Going further, and dissenting from the Order, the remaining Federal Circuit judge of the four explained that “application of the substantial evidence standard can lead to affirmance of a ruling that is not in accordance with the weight of the evidence.” Dissenting Opinion in Merck Order Denying Rehearing, at p. 4. And, in the related companion case, in which a petition for rehearing en banc was similarly denied, the same judge explained the pitfalls of the deferential “substantial evidence” standard: “Despite concluding that the PTAB erred in assessing [the patent owner’s] licensing evidence, the panel majority affirmed the PTAB’s obviousness determination, on the ground that it was supported by substantial evidence.” South Alabama Med. Sci. Found. v. Gnosis S.p.A., 808 F.3d 823 (Fed. Cir. 2015), rehearing en banc denied, Dissent at p. 2 (Apr. 26, 2016) (order linked here).
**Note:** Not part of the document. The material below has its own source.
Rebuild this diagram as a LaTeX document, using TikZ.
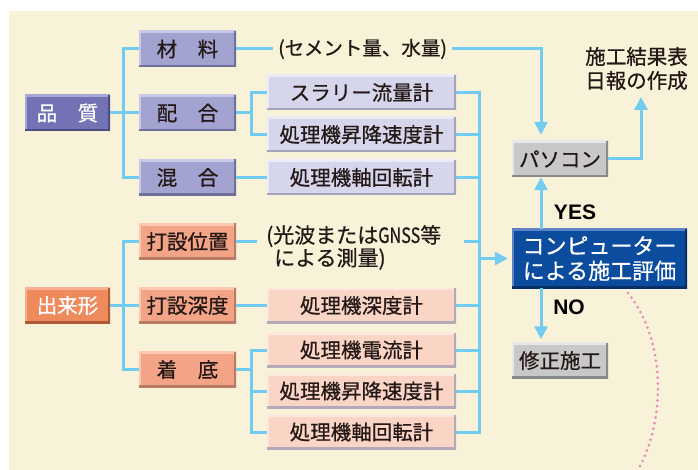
\documentclass[tikz,border=0pt]{standalone}
\usepackage{fontspec}
\usepackage{graphicx}
\setmainfont{Noto Sans CJK JP}[FakeBold=0.6]
\newfontfamily\ynfont{Liberation Sans}
\usetikzlibrary{arrows.meta,calc}
\definecolor{cream}{HTML}{F8F3D8}
\definecolor{conn}{HTML}{72CBF0}
\definecolor{pinkd}{HTML}{EE88BB}
\definecolor{qA}{HTML}{7272B4}\definecolor{qAl}{HTML}{A8A8D8}\definecolor{qAd}{HTML}{4C4C88}
\definecolor{qB}{HTML}{A3A3D1}\definecolor{qBl}{HTML}{C8C8E8}\definecolor{qBd}{HTML}{707099}
\definecolor{qC}{HTML}{D5D5EC}\definecolor{qCl}{HTML}{ECECF8}\definecolor{qCd}{HTML}{A3A3BB}
\definecolor{dA}{HTML}{EE8A5C}\definecolor{dAl}{HTML}{F7B090}\definecolor{dAd}{HTML}{B05A35}
\definecolor{dB}{HTML}{F3A486}\definecolor{dBl}{HTML}{FBC8B0}\definecolor{dBd}{HTML}{B97A66}
\definecolor{dC}{HTML}{FAD5C6}\definecolor{dCl}{HTML}{FDE8E0}\definecolor{dCd}{HTML}{B3A9B8}
\definecolor{gA}{HTML}{C8C8C8}\definecolor{gAl}{HTML}{E8E8E8}\definecolor{gAd}{HTML}{8A8A8A}
\definecolor{bA}{HTML}{0B4C9E}\definecolor{bAl}{HTML}{5C84C4}\definecolor{bAd}{HTML}{082F66}
\definecolor{ink}{HTML}{231815}
\tikzset{
  bx/.style n args={4}{fill=#1, inner sep=0pt, text=#4,
    font=\fontsize{20.5}{24}\selectfont,
    path picture={
      \draw[line width=4.4pt,#2] (path picture bounding box.south west) -- (path picture bounding box.north west) -- (path picture bounding box.north east);
      \draw[line width=4.4pt,#3] (path picture bounding box.south west) -- (path picture bounding box.south east) -- (path picture bounding box.north east);
    }},
  lone/.style={minimum width=85pt, minimum height=36pt},
  ltwo/.style={minimum width=97pt, minimum height=36pt},
  lthree/.style={minimum width=189pt, minimum height=35pt},
  lq/.style={bx={qA}{qAl}{qAd}{white}, lone},
  mq/.style={bx={qB}{qBl}{qBd}{ink}, ltwo},
  sq/.style={bx={qC}{qCl}{qCd}{ink}, lthree},
  ld/.style={bx={dA}{dAl}{dAd}{white}, lone},
  md/.style={bx={dB}{dBl}{dBd}{ink}, ltwo},
  sd/.style={bx={dC}{dCl}{dCd}{ink}, lthree},
  gbox/.style={bx={gA}{gAl}{gAd}{ink}, minimum width=96pt, minimum height=36pt},
  bbox/.style={bx={bA}{bAl}{bAd}{white}, minimum width=175pt, minimum height=59pt,
    align=center, font=\fontsize{22}{25}\selectfont},
  plain/.style={text=ink, inner sep=2pt, font=\fontsize{20.5}{21}\selectfont},
  yn/.style={text=black, inner sep=0pt, font=\ynfont\bfseries\fontsize{21}{24}\selectfont},
  cn/.style={draw=conn, line width=3pt},
  ar/.style={cn, -{Triangle[length=13pt,width=13pt]}},
  pdots/.style={draw=pinkd, line width=3pt, line cap=round, dash pattern=on 0pt off 5.7pt},
}
\begin{document}
\begin{tikzpicture}[x=1pt,y=-1pt]
\useasboundingbox (0,0) rectangle (698,470);
\fill[white] (0,0) rectangle (698,470);
\fill[cream] (9,11) rectangle (698,470);

% quality group
\node[lq] (q) at (67.5,113) {品　質};
\node[mq] (zai) at (187.5,49) {材　料};
\node[mq] (hai) at (187.5,113) {配　合};
\node[mq] (kon) at (187.5,177.5) {混　合};
\node[sq] (s1) at (361.5,92.5) {スラリー流量計};
\node[sq] (s2) at (361.5,134.5) {処理機昇降速度計};
\node[sq] (s3) at (361.5,177.5) {処理機軸回転計};

% shape group
\node[ld] (d) at (67.5,305.5) {出来形};
\node[md] (uc) at (187.5,241.5) {打設位置};
\node[md] (sh) at (187.5,305.5) {打設深度};
\node[md] (ct) at (187.5,369.5) {着　底};
\node[sd] (s4) at (361.5,305.5) {処理機深度計};
\node[sd] (s5) at (361.5,350) {処理機電流計};
\node[sd] (s6) at (361.5,391) {処理機昇降速度計};
\node[sd] (s7) at (361.5,432) {処理機軸回転計};

% texts
\node[plain, anchor=west, inner sep=5pt, font=\fontsize{19.5}{21}\selectfont] (cem) at (273,49) {(セメント量、水量)};
\node[plain, anchor=west, align=left, font=\fontsize{21}{21}\selectfont] (gnss) at (264,247.5) {(光波または\resizebox{42pt}{\height}{GNSS}等\\\hspace*{8pt}による測量)};
\node[plain, align=left, font=\fontsize{20.5}{24}\selectfont] (res) at (636.5,68.5) {施工結果表\\日報の作成};

% right side
\node[gbox] (pc) at (560,159) {パソコン};
\node[bbox] (cp) at (599.5,258.5) {コンピューター\\による施工評価};
\node[gbox] (fix) at (560,360.5) {修正施工};
\node[yn] (yes) at (575,212.5) {YES};
\node[yn] (no) at (569,307) {NO};

% helper coordinates
\coordinate (bus) at (479,0);
\coordinate (ax) at (541,0);
\coordinate (ra) at (641,97);
\coordinate (gl) at (257,241.5);
\coordinate (gr) at (464,241.5);

% quality connectors
\draw[cn] (q.east) -- (hai.west);
\draw[cn] (zai.west) -- ++(-15,0) |- (kon.west);
\draw[cn] (hai.east) -- ++(16,0);
\draw[cn] (s1.west) -- ++(-15,0) |- (s2.west);
\draw[cn] (kon.east) -- (s3.west);
\draw[cn] (zai.east) -- (cem.west);

% shape connectors
\draw[cn] (d.east) -- (sh.west);
\draw[cn] (uc.west) -- ++(-15,0) |- (ct.west);
\draw[cn] (uc.east) -- (gl);
\draw[cn] (sh.east) -- (s4.west);
\draw[cn] (ct.east) -- ++(16,0);
\draw[cn] (s5.west) -- ++(-15,0) |- (s7.west);
\draw[cn] (s6.west) -- ++(-15,0);

% bus
\draw[cn] (s1.east) -| (bus |- s7.east) -- (s7.east);
\foreach \n in {s2,s3,s4,s5,s6} \draw[cn] (\n.east) -- (bus |- \n.east);
\draw[cn] (gr) -- (bus |- gr);
\draw[ar, shorten >=4pt] (bus |- cp.west) -- (cp.west);

% arrows on the right
\draw[ar, shorten >=6pt] (cem.east) -| (ax |- pc.north);
\draw[ar] (ax |- cp.north) -- (ax |- pc.south);
\draw[ar, shorten >=3pt] (ax |- cp.south) -- (ax |- fix.north);
\draw[ar] (pc.east) -| (ra);

% dotted arc
\draw[pdots] (628,293) .. controls (666,340) and (666,420) .. (638,470);
\end{tikzpicture}
\end{document}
These cases, thus, may well illuminate the reality of differing outcomes that the Supreme Court could not discern seventeen years ago when it decided Zurko. The Court’s decision in Zurko was not unanimous: Chief Justice Rehnquist and Justices Kennedy and Ginsburg dissented and would have upheld the Federal Circuit’s then-application of the “clear error” standard of appellate review of Patent Office decisions. The continued presence of the latter two on the Court may bode well for the aggrieved patent owners in these cases, should they seek the Court’s review. These patent owners may also find a sympathetic ear in the Chief Justice, who expressed some dissatisfaction during the Cuozzo Speed oral argument with the AIA trial scheme: “it’s a very extraordinary animal in legal culture to have two different proceedings addressing the same question that lead to different results.” He may well consider it an equally extraordinary animal in legal culture to have appellate review of the same legal issue on the same facts turn on whether the dispute arose in a district court litigation or an inter partes review at the Patent Office.